--- Problem to solve ---
Please output every line of the material as it stands, without the pictures.

[START Records to process]

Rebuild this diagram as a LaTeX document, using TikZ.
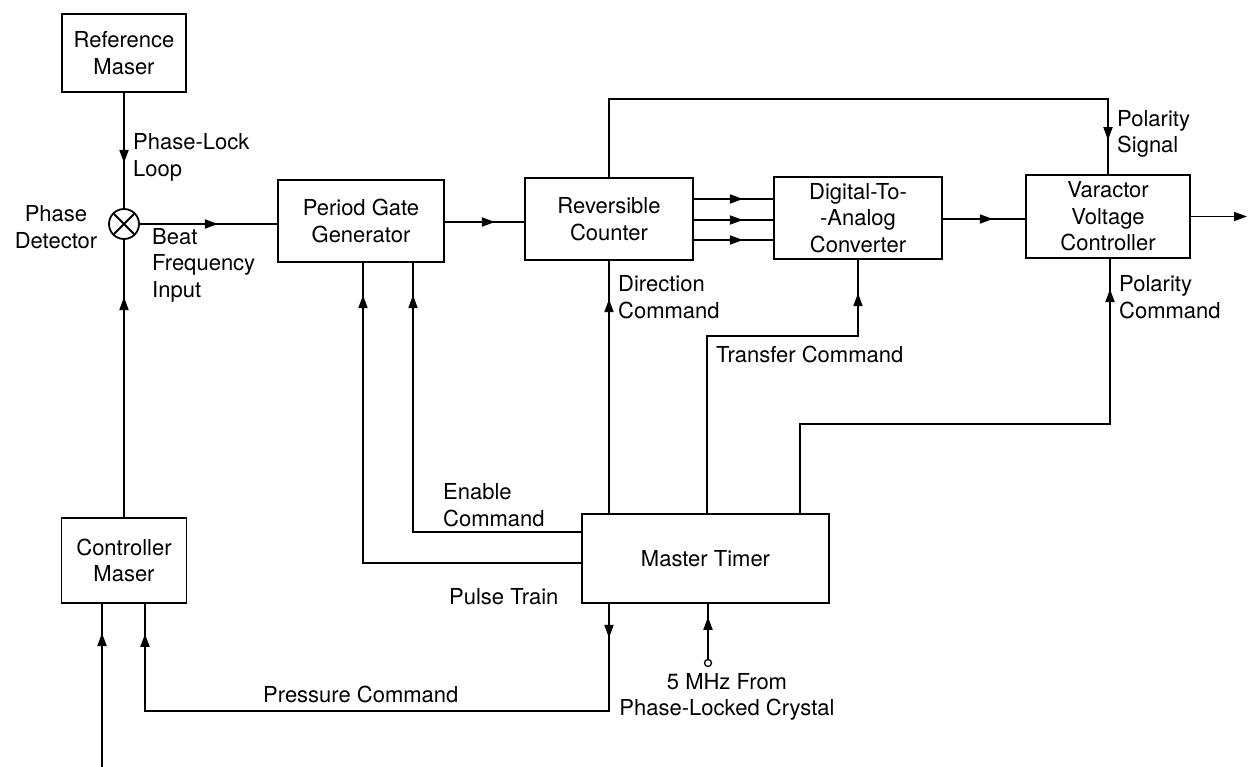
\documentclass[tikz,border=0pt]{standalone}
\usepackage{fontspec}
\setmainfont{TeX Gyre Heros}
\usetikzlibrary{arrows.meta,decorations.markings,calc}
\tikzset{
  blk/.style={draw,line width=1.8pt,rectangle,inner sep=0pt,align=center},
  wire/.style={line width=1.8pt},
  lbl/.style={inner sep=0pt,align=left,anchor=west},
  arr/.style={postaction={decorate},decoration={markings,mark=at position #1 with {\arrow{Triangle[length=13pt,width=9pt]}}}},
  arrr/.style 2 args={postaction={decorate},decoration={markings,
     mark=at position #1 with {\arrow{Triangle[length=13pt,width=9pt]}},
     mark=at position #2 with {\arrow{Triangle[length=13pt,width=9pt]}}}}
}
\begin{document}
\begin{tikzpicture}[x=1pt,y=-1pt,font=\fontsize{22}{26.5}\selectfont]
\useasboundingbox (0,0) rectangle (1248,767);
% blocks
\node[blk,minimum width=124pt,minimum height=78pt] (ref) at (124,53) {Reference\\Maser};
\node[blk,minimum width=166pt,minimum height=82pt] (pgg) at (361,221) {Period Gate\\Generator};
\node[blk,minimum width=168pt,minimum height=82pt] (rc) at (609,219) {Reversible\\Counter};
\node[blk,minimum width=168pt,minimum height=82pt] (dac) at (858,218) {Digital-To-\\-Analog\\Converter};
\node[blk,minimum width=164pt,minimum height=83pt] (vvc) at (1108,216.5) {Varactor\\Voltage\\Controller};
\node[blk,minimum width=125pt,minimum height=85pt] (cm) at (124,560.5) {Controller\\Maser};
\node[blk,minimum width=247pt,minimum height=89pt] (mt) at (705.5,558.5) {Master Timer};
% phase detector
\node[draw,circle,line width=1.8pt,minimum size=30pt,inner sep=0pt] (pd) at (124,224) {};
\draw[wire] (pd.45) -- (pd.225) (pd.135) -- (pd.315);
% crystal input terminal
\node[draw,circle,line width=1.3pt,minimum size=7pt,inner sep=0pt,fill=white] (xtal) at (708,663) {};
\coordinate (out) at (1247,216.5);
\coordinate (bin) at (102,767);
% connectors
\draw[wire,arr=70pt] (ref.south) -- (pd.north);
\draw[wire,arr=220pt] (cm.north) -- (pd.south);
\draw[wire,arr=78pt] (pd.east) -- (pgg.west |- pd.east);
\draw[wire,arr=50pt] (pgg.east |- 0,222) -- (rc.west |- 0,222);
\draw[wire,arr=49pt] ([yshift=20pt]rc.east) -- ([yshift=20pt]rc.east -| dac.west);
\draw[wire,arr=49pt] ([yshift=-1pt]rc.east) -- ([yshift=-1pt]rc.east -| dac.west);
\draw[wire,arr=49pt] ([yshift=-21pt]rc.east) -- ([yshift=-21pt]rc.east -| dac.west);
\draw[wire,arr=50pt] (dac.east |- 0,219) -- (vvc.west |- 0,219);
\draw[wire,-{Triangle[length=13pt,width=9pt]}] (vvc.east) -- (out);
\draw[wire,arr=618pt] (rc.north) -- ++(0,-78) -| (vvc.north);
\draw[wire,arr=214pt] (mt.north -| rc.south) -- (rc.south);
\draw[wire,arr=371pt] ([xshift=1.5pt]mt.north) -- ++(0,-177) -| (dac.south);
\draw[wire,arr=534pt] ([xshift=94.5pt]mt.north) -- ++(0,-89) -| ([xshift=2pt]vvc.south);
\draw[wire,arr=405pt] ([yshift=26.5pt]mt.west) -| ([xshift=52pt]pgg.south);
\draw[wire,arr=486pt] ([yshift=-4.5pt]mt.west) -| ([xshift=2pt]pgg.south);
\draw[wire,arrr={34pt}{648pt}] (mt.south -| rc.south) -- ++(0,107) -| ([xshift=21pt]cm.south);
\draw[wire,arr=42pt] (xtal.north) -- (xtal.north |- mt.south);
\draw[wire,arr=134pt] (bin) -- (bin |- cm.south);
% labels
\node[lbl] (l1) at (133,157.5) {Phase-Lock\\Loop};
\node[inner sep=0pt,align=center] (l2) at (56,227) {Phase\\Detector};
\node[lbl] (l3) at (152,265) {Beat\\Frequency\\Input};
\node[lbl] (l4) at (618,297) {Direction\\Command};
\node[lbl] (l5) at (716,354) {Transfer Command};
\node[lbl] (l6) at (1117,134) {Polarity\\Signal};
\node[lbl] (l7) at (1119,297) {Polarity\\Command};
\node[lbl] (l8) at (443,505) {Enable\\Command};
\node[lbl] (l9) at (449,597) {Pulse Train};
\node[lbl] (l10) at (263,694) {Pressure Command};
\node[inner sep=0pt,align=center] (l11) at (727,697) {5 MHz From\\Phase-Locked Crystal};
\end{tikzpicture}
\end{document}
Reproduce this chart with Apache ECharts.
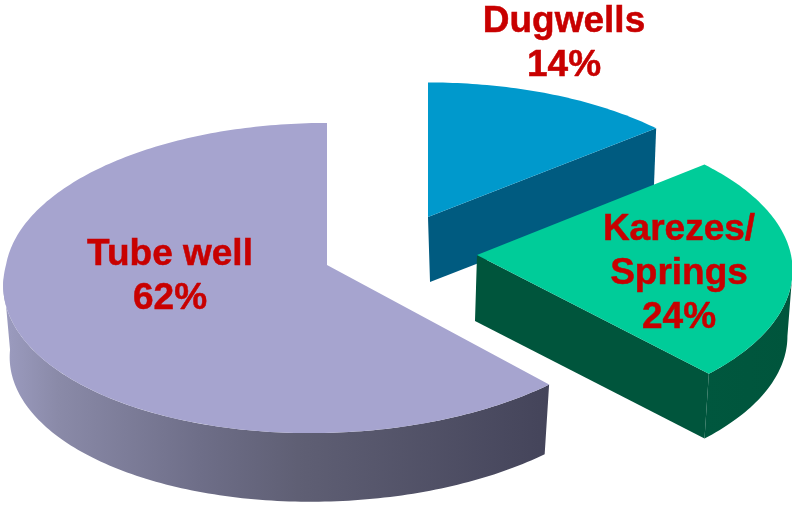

[END Records to process]

--- Output for this exercise ---
Rebuild this diagram as a LaTeX document, using TikZ.
\documentclass[tikz,border=0pt]{standalone}
\usepackage{fontspec}
\setmainfont{TeX Gyre Heros}
\usetikzlibrary{arrows.meta,decorations.markings,calc}
\tikzset{
  blk/.style={draw,line width=1.8pt,rectangle,inner sep=0pt,align=center},
  wire/.style={line width=1.8pt},
  lbl/.style={inner sep=0pt,align=left,anchor=west},
  arr/.style={postaction={decorate},decoration={markings,mark=at position #1 with {\arrow{Triangle[length=13pt,width=9pt]}}}},
  arrr/.style 2 args={postaction={decorate},decoration={markings,
     mark=at position #1 with {\arrow{Triangle[length=13pt,width=9pt]}},
     mark=at position #2 with {\arrow{Triangle[length=13pt,width=9pt]}}}}
}
\begin{document}
\begin{tikzpicture}[x=1pt,y=-1pt,font=\fontsize{22}{26.5}\selectfont]
\useasboundingbox (0,0) rectangle (1248,767);
% blocks
\node[blk,minimum width=124pt,minimum height=78pt] (ref) at (124,53) {Reference\\Maser};
\node[blk,minimum width=166pt,minimum height=82pt] (pgg) at (361,221) {Period Gate\\Generator};
\node[blk,minimum width=168pt,minimum height=82pt] (rc) at (609,219) {Reversible\\Counter};
\node[blk,minimum width=168pt,minimum height=82pt] (dac) at (858,218) {Digital-To-\\-Analog\\Converter};
\node[blk,minimum width=164pt,minimum height=83pt] (vvc) at (1108,216.5) {Varactor\\Voltage\\Controller};
\node[blk,minimum width=125pt,minimum height=85pt] (cm) at (124,560.5) {Controller\\Maser};
\node[blk,minimum width=247pt,minimum height=89pt] (mt) at (705.5,558.5) {Master Timer};
% phase detector
\node[draw,circle,line width=1.8pt,minimum size=30pt,inner sep=0pt] (pd) at (124,224) {};
\draw[wire] (pd.45) -- (pd.225) (pd.135) -- (pd.315);
% crystal input terminal
\node[draw,circle,line width=1.3pt,minimum size=7pt,inner sep=0pt,fill=white] (xtal) at (708,663) {};
\coordinate (out) at (1247,216.5);
\coordinate (bin) at (102,767);
% connectors
\draw[wire,arr=70pt] (ref.south) -- (pd.north);
\draw[wire,arr=220pt] (cm.north) -- (pd.south);
\draw[wire,arr=78pt] (pd.east) -- (pgg.west |- pd.east);
\draw[wire,arr=50pt] (pgg.east |- 0,222) -- (rc.west |- 0,222);
\draw[wire,arr=49pt] ([yshift=20pt]rc.east) -- ([yshift=20pt]rc.east -| dac.west);
\draw[wire,arr=49pt] ([yshift=-1pt]rc.east) -- ([yshift=-1pt]rc.east -| dac.west);
\draw[wire,arr=49pt] ([yshift=-21pt]rc.east) -- ([yshift=-21pt]rc.east -| dac.west);
\draw[wire,arr=50pt] (dac.east |- 0,219) -- (vvc.west |- 0,219);
\draw[wire,-{Triangle[length=13pt,width=9pt]}] (vvc.east) -- (out);
\draw[wire,arr=618pt] (rc.north) -- ++(0,-78) -| (vvc.north);
\draw[wire,arr=214pt] (mt.north -| rc.south) -- (rc.south);
\draw[wire,arr=371pt] ([xshift=1.5pt]mt.north) -- ++(0,-177) -| (dac.south);
\draw[wire,arr=534pt] ([xshift=94.5pt]mt.north) -- ++(0,-89) -| ([xshift=2pt]vvc.south);
\draw[wire,arr=405pt] ([yshift=26.5pt]mt.west) -| ([xshift=52pt]pgg.south);
\draw[wire,arr=486pt] ([yshift=-4.5pt]mt.west) -| ([xshift=2pt]pgg.south);
\draw[wire,arrr={34pt}{648pt}] (mt.south -| rc.south) -- ++(0,107) -| ([xshift=21pt]cm.south);
\draw[wire,arr=42pt] (xtal.north) -- (xtal.north |- mt.south);
\draw[wire,arr=134pt] (bin) -- (bin |- cm.south);
% labels
\node[lbl] (l1) at (133,157.5) {Phase-Lock\\Loop};
\node[inner sep=0pt,align=center] (l2) at (56,227) {Phase\\Detector};
\node[lbl] (l3) at (152,265) {Beat\\Frequency\\Input};
\node[lbl] (l4) at (618,297) {Direction\\Command};
\node[lbl] (l5) at (716,354) {Transfer Command};
\node[lbl] (l6) at (1117,134) {Polarity\\Signal};
\node[lbl] (l7) at (1119,297) {Polarity\\Command};
\node[lbl] (l8) at (443,505) {Enable\\Command};
\node[lbl] (l9) at (449,597) {Pulse Train};
\node[lbl] (l10) at (263,694) {Pressure Command};
\node[inner sep=0pt,align=center] (l11) at (727,697) {5 MHz From\\Phase-Locked Crystal};
\end{tikzpicture}
\end{document}
Reproduce this chart with Apache ECharts.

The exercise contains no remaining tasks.